Records shown start
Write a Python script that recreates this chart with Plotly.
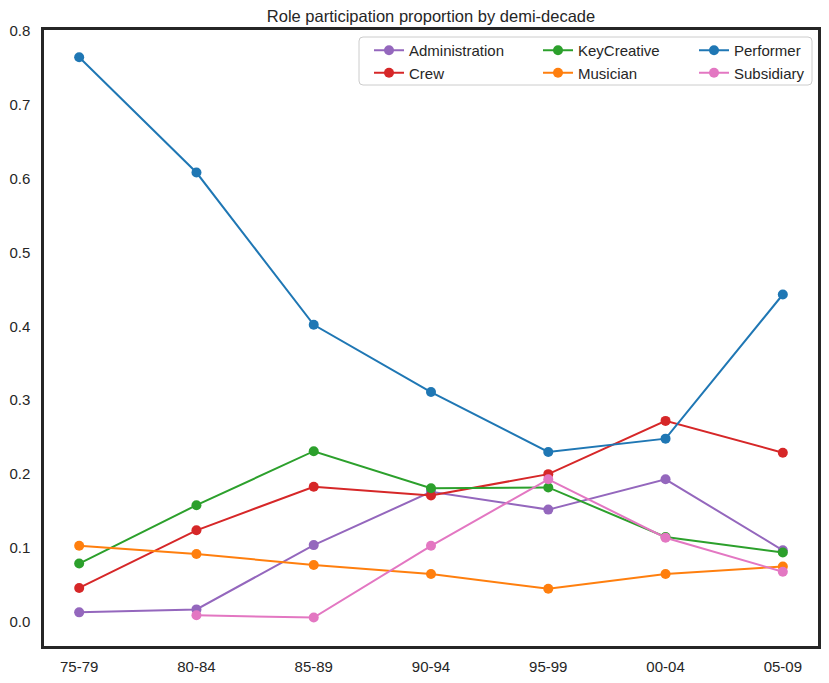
import plotly.graph_objects as go

periods = ["75-79", "80-84", "85-89", "90-94", "95-99", "00-04", "05-09"]

administration = [0.013, 0.017, 0.104, 0.176, 0.152, 0.193, 0.097]
crew = [0.046, 0.124, 0.183, 0.171, 0.200, 0.272, 0.229]
key_creative = [0.079, 0.158, 0.231, 0.181, 0.182, 0.115, 0.094]
musician = [0.103, 0.092, 0.077, 0.065, 0.045, 0.065, 0.075]
performer = [0.764, 0.608, 0.402, 0.311, 0.230, 0.248, 0.443]
subsidiary = [None, 0.009, 0.006, 0.103, 0.193, 0.114, 0.068]

series = [
    ("Administration", administration, "#9467bd", "legend"),
    ("Crew", crew, "#d62728", "legend"),
    ("KeyCreative", key_creative, "#2ca02c", "legend2"),
    ("Musician", musician, "#ff7f0e", "legend2"),
    ("Performer", performer, "#1f77b4", "legend3"),
    ("Subsidiary", subsidiary, "#e377c2", "legend3"),
]

W, H = 829, 683
L, R, T, B = 44, 11, 30, 37
PW, PH = W - L - R, H - T - B

fig = go.Figure()
for name, vals, color, lg in series:
    fig.add_trace(go.Scatter(
        x=periods, y=vals, name=name, mode="lines+markers",
        line=dict(color=color, width=2),
        marker=dict(color=color, size=10),
        legend=lg,
    ))

def px_x(px):
    return (px - L) / PW

def px_y(py):
    return (H - B - py) / PH

font = dict(family="Liberation Sans, Arial, sans-serif", size=15, color="#262626")
leg_common = dict(
    orientation="v", xanchor="left", yanchor="top",
    bgcolor="rgba(0,0,0,0)", borderwidth=0, font=font,
    tracegroupgap=0, itemwidth=30,
)

# legend box (rounded)
x0, x1 = px_x(359), px_x(812)
y0, y1 = px_y(85), px_y(37)
rx = 4 / PW
ry = 4 / PH
path = (f"M {x0+rx},{y1} L {x1-rx},{y1} Q {x1},{y1} {x1},{y1-ry} "
        f"L {x1},{y0+ry} Q {x1},{y0} {x1-rx},{y0} L {x0+rx},{y0} "
        f"Q {x0},{y0} {x0},{y0+ry} L {x0},{y1-ry} Q {x0},{y1} {x0+rx},{y1} Z")

fig.update_layout(
    width=W, height=H,
    margin=dict(l=L, r=R, t=T, b=B, autoexpand=False),
    paper_bgcolor="white", plot_bgcolor="white",
    font=font,
    title=dict(text="Role participation proportion by demi-decade",
               x=0.5, xref="paper", xanchor="center",
               y=1 - 16.5 / H, yref="container", yanchor="middle",
               font=dict(family="Liberation Sans, Arial, sans-serif", size=16.5, color="#262626")),
    showlegend=True,
    legend=dict(x=px_x(369), y=px_y(34), **leg_common),
    legend2=dict(x=px_x(538), y=px_y(34), **leg_common),
    legend3=dict(x=px_x(694), y=px_y(34), **leg_common),
    shapes=[dict(type="path", path=path, xref="paper", yref="paper",
                 line=dict(color="#cccccc", width=1),
                 fillcolor="rgba(255,255,255,0.8)", layer="below")],
    xaxis=dict(type="category", range=[-0.3, 6.3], showgrid=False, zeroline=False,
               showline=True, mirror=True, linecolor="#262626", linewidth=2.5,
               ticks="", ticklabelstandoff=5, tickfont=font, automargin=False),
    yaxis=dict(range=[-0.0325, 0.8008], showgrid=False, zeroline=False,
               tickvals=[0, 0.1, 0.2, 0.3, 0.4, 0.5, 0.6, 0.7, 0.8],
               tickformat=".1f",
               showline=True, mirror=True, linecolor="#262626", linewidth=2.5,
               ticks="", ticklabelstandoff=8, tickfont=font, automargin=False),
)

fig.write_html("out.html", config={"displayModeBar": False},
               post_script="document.body.style.margin='0';")
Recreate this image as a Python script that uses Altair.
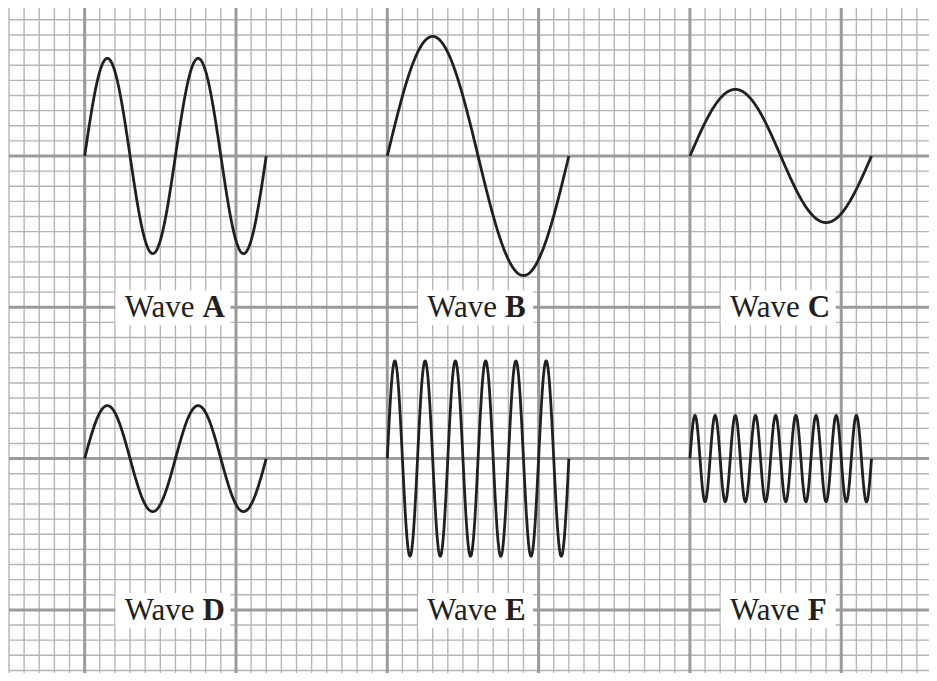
import altair as alt
import numpy as np
import pandas as pd

# ---- wave parameters (grid-cell units) ----
wave_names = ["A", "B", "C", "D", "E", "F"]
wave_x0 = [0, 20, 40, 0, 20, 40]          # start of each wave
wave_len = [12, 12, 12, 12, 12, 12]       # horizontal length
wave_base = [0, 0, 0, -20, -20, -20]      # baseline
wave_amp = [6.45, 7.9, 4.4, 3.5, 6.45, 2.85]
wave_cycles = [2, 1, 1, 2, 6, 9]

# ---- labels ----
label_letters = ["A", "B", "C", "D", "E", "F"]
label_x = [6, 26, 46, 6, 26, 46]
label_y = [-10, -10, -10, -30, -30, -30]

# ---- grid ----
x_min, x_max = -5, 55.80
y_min, y_max = -34.17, 9.78
minor_x = list(range(-5, 56))
minor_y = list(range(-34, 10))
major_x = [0, 10, 20, 30, 40, 50]
major_y = [0, -10, -20, -30]

rows = []
for n, x0, L, b, a, c in zip(wave_names, wave_x0, wave_len, wave_base, wave_amp, wave_cycles):
    t = np.linspace(0, 1, 600)
    for i, tt in enumerate(t):
        rows.append({"wave": n, "i": i, "x": x0 + L * tt,
                     "y": b + a * np.sin(2 * np.pi * c * tt)})
waves = pd.DataFrame(rows)
labels = pd.DataFrame({"letter": label_letters, "x": label_x, "y": label_y,
                       "word": ["Wave"] * len(label_letters)})

xs = alt.Scale(domain=[x_min, x_max], nice=False, zero=False)
ys = alt.Scale(domain=[y_min, y_max], nice=False, zero=False)

minor_v = alt.Chart(pd.DataFrame({"p": minor_x})).mark_rule(
    color="#b5b5b5", strokeWidth=1.4).encode(x=alt.X("p:Q", scale=xs, axis=None))
minor_h = alt.Chart(pd.DataFrame({"p": minor_y})).mark_rule(
    color="#b5b5b5", strokeWidth=1.4).encode(y=alt.Y("p:Q", scale=ys, axis=None))
major_v = alt.Chart(pd.DataFrame({"p": major_x})).mark_rule(
    color="#9b9b9b", strokeWidth=3).encode(x=alt.X("p:Q", scale=xs, axis=None))
major_h = alt.Chart(pd.DataFrame({"p": major_y})).mark_rule(
    color="#9b9b9b", strokeWidth=3).encode(y=alt.Y("p:Q", scale=ys, axis=None))

lines = alt.Chart(waves).mark_line(
    color="#231f20", strokeWidth=2.8, strokeCap="butt").encode(
    x=alt.X("x:Q", scale=xs, axis=None),
    y=alt.Y("y:Q", scale=ys, axis=None),
    detail="wave:N",
    order="i:Q",
)

boxes = alt.Chart(labels).mark_rect(
    color="white", xOffset=-60, x2Offset=55, yOffset=-17, y2Offset=18).encode(
    x=alt.X("x:Q", scale=xs, axis=None), x2="x:Q",
    y=alt.Y("y:Q", scale=ys, axis=None), y2="y:Q",
)

words = alt.Chart(labels).mark_text(
    font="Liberation Serif", fontSize=31, color="#231f20", align="right",
    baseline="alphabetic", dx=19, dy=10).encode(
    x=alt.X("x:Q", scale=xs, axis=None),
    y=alt.Y("y:Q", scale=ys, axis=None),
    text="word:N",
)
letters = alt.Chart(labels).mark_text(
    font="Liberation Serif", fontSize=31, fontWeight="bold", color="#231f20",
    align="left", baseline="alphabetic", dx=27, dy=10).encode(
    x=alt.X("x:Q", scale=xs, axis=None),
    y=alt.Y("y:Q", scale=ys, axis=None),
    text="letter:N",
)

chart = alt.layer(minor_v, minor_h, major_v, major_h, lines, boxes, words, letters).properties(
    width=920, height=665,
    padding={"left": 1, "top": 0, "right": 0, "bottom": 0},
    autosize=alt.AutoSizeParams(type="none"),
    background="white",
).configure_view(stroke=None)

chart.save("out.html", embed_options={"renderer": "svg", "actions": False})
Records shown end
Written exercise: All entries must be written out again exactly as given, with no pictures in the copy.

Complete response:
Write a Python script that recreates this chart with Plotly.
import plotly.graph_objects as go

periods = ["75-79", "80-84", "85-89", "90-94", "95-99", "00-04", "05-09"]

administration = [0.013, 0.017, 0.104, 0.176, 0.152, 0.193, 0.097]
crew = [0.046, 0.124, 0.183, 0.171, 0.200, 0.272, 0.229]
key_creative = [0.079, 0.158, 0.231, 0.181, 0.182, 0.115, 0.094]
musician = [0.103, 0.092, 0.077, 0.065, 0.045, 0.065, 0.075]
performer = [0.764, 0.608, 0.402, 0.311, 0.230, 0.248, 0.443]
subsidiary = [None, 0.009, 0.006, 0.103, 0.193, 0.114, 0.068]

series = [
    ("Administration", administration, "#9467bd", "legend"),
    ("Crew", crew, "#d62728", "legend"),
    ("KeyCreative", key_creative, "#2ca02c", "legend2"),
    ("Musician", musician, "#ff7f0e", "legend2"),
    ("Performer", performer, "#1f77b4", "legend3"),
    ("Subsidiary", subsidiary, "#e377c2", "legend3"),
]

W, H = 829, 683
L, R, T, B = 44, 11, 30, 37
PW, PH = W - L - R, H - T - B

fig = go.Figure()
for name, vals, color, lg in series:
    fig.add_trace(go.Scatter(
        x=periods, y=vals, name=name, mode="lines+markers",
        line=dict(color=color, width=2),
        marker=dict(color=color, size=10),
        legend=lg,
    ))

def px_x(px):
    return (px - L) / PW

def px_y(py):
    return (H - B - py) / PH

font = dict(family="Liberation Sans, Arial, sans-serif", size=15, color="#262626")
leg_common = dict(
    orientation="v", xanchor="left", yanchor="top",
    bgcolor="rgba(0,0,0,0)", borderwidth=0, font=font,
    tracegroupgap=0, itemwidth=30,
)

# legend box (rounded)
x0, x1 = px_x(359), px_x(812)
y0, y1 = px_y(85), px_y(37)
rx = 4 / PW
ry = 4 / PH
path = (f"M {x0+rx},{y1} L {x1-rx},{y1} Q {x1},{y1} {x1},{y1-ry} "
        f"L {x1},{y0+ry} Q {x1},{y0} {x1-rx},{y0} L {x0+rx},{y0} "
        f"Q {x0},{y0} {x0},{y0+ry} L {x0},{y1-ry} Q {x0},{y1} {x0+rx},{y1} Z")

fig.update_layout(
    width=W, height=H,
    margin=dict(l=L, r=R, t=T, b=B, autoexpand=False),
    paper_bgcolor="white", plot_bgcolor="white",
    font=font,
    title=dict(text="Role participation proportion by demi-decade",
               x=0.5, xref="paper", xanchor="center",
               y=1 - 16.5 / H, yref="container", yanchor="middle",
               font=dict(family="Liberation Sans, Arial, sans-serif", size=16.5, color="#262626")),
    showlegend=True,
    legend=dict(x=px_x(369), y=px_y(34), **leg_common),
    legend2=dict(x=px_x(538), y=px_y(34), **leg_common),
    legend3=dict(x=px_x(694), y=px_y(34), **leg_common),
    shapes=[dict(type="path", path=path, xref="paper", yref="paper",
                 line=dict(color="#cccccc", width=1),
                 fillcolor="rgba(255,255,255,0.8)", layer="below")],
    xaxis=dict(type="category", range=[-0.3, 6.3], showgrid=False, zeroline=False,
               showline=True, mirror=True, linecolor="#262626", linewidth=2.5,
               ticks="", ticklabelstandoff=5, tickfont=font, automargin=False),
    yaxis=dict(range=[-0.0325, 0.8008], showgrid=False, zeroline=False,
               tickvals=[0, 0.1, 0.2, 0.3, 0.4, 0.5, 0.6, 0.7, 0.8],
               tickformat=".1f",
               showline=True, mirror=True, linecolor="#262626", linewidth=2.5,
               ticks="", ticklabelstandoff=8, tickfont=font, automargin=False),
)

fig.write_html("out.html", config={"displayModeBar": False},
               post_script="document.body.style.margin='0';")
Recreate this image as a Python script that uses Altair.
import altair as alt
import numpy as np
import pandas as pd

# ---- wave parameters (grid-cell units) ----
wave_names = ["A", "B", "C", "D", "E", "F"]
wave_x0 = [0, 20, 40, 0, 20, 40]          # start of each wave
wave_len = [12, 12, 12, 12, 12, 12]       # horizontal length
wave_base = [0, 0, 0, -20, -20, -20]      # baseline
wave_amp = [6.45, 7.9, 4.4, 3.5, 6.45, 2.85]
wave_cycles = [2, 1, 1, 2, 6, 9]

# ---- labels ----
label_letters = ["A", "B", "C", "D", "E", "F"]
label_x = [6, 26, 46, 6, 26, 46]
label_y = [-10, -10, -10, -30, -30, -30]

# ---- grid ----
x_min, x_max = -5, 55.80
y_min, y_max = -34.17, 9.78
minor_x = list(range(-5, 56))
minor_y = list(range(-34, 10))
major_x = [0, 10, 20, 30, 40, 50]
major_y = [0, -10, -20, -30]

rows = []
for n, x0, L, b, a, c in zip(wave_names, wave_x0, wave_len, wave_base, wave_amp, wave_cycles):
    t = np.linspace(0, 1, 600)
    for i, tt in enumerate(t):
        rows.append({"wave": n, "i": i, "x": x0 + L * tt,
                     "y": b + a * np.sin(2 * np.pi * c * tt)})
waves = pd.DataFrame(rows)
labels = pd.DataFrame({"letter": label_letters, "x": label_x, "y": label_y,
                       "word": ["Wave"] * len(label_letters)})

xs = alt.Scale(domain=[x_min, x_max], nice=False, zero=False)
ys = alt.Scale(domain=[y_min, y_max], nice=False, zero=False)

minor_v = alt.Chart(pd.DataFrame({"p": minor_x})).mark_rule(
    color="#b5b5b5", strokeWidth=1.4).encode(x=alt.X("p:Q", scale=xs, axis=None))
minor_h = alt.Chart(pd.DataFrame({"p": minor_y})).mark_rule(
    color="#b5b5b5", strokeWidth=1.4).encode(y=alt.Y("p:Q", scale=ys, axis=None))
major_v = alt.Chart(pd.DataFrame({"p": major_x})).mark_rule(
    color="#9b9b9b", strokeWidth=3).encode(x=alt.X("p:Q", scale=xs, axis=None))
major_h = alt.Chart(pd.DataFrame({"p": major_y})).mark_rule(
    color="#9b9b9b", strokeWidth=3).encode(y=alt.Y("p:Q", scale=ys, axis=None))

lines = alt.Chart(waves).mark_line(
    color="#231f20", strokeWidth=2.8, strokeCap="butt").encode(
    x=alt.X("x:Q", scale=xs, axis=None),
    y=alt.Y("y:Q", scale=ys, axis=None),
    detail="wave:N",
    order="i:Q",
)

boxes = alt.Chart(labels).mark_rect(
    color="white", xOffset=-60, x2Offset=55, yOffset=-17, y2Offset=18).encode(
    x=alt.X("x:Q", scale=xs, axis=None), x2="x:Q",
    y=alt.Y("y:Q", scale=ys, axis=None), y2="y:Q",
)

words = alt.Chart(labels).mark_text(
    font="Liberation Serif", fontSize=31, color="#231f20", align="right",
    baseline="alphabetic", dx=19, dy=10).encode(
    x=alt.X("x:Q", scale=xs, axis=None),
    y=alt.Y("y:Q", scale=ys, axis=None),
    text="word:N",
)
letters = alt.Chart(labels).mark_text(
    font="Liberation Serif", fontSize=31, fontWeight="bold", color="#231f20",
    align="left", baseline="alphabetic", dx=27, dy=10).encode(
    x=alt.X("x:Q", scale=xs, axis=None),
    y=alt.Y("y:Q", scale=ys, axis=None),
    text="letter:N",
)

chart = alt.layer(minor_v, minor_h, major_v, major_h, lines, boxes, words, letters).properties(
    width=920, height=665,
    padding={"left": 1, "top": 0, "right": 0, "bottom": 0},
    autosize=alt.AutoSizeParams(type="none"),
    background="white",
).configure_view(stroke=None)

chart.save("out.html", embed_options={"renderer": "svg", "actions": False})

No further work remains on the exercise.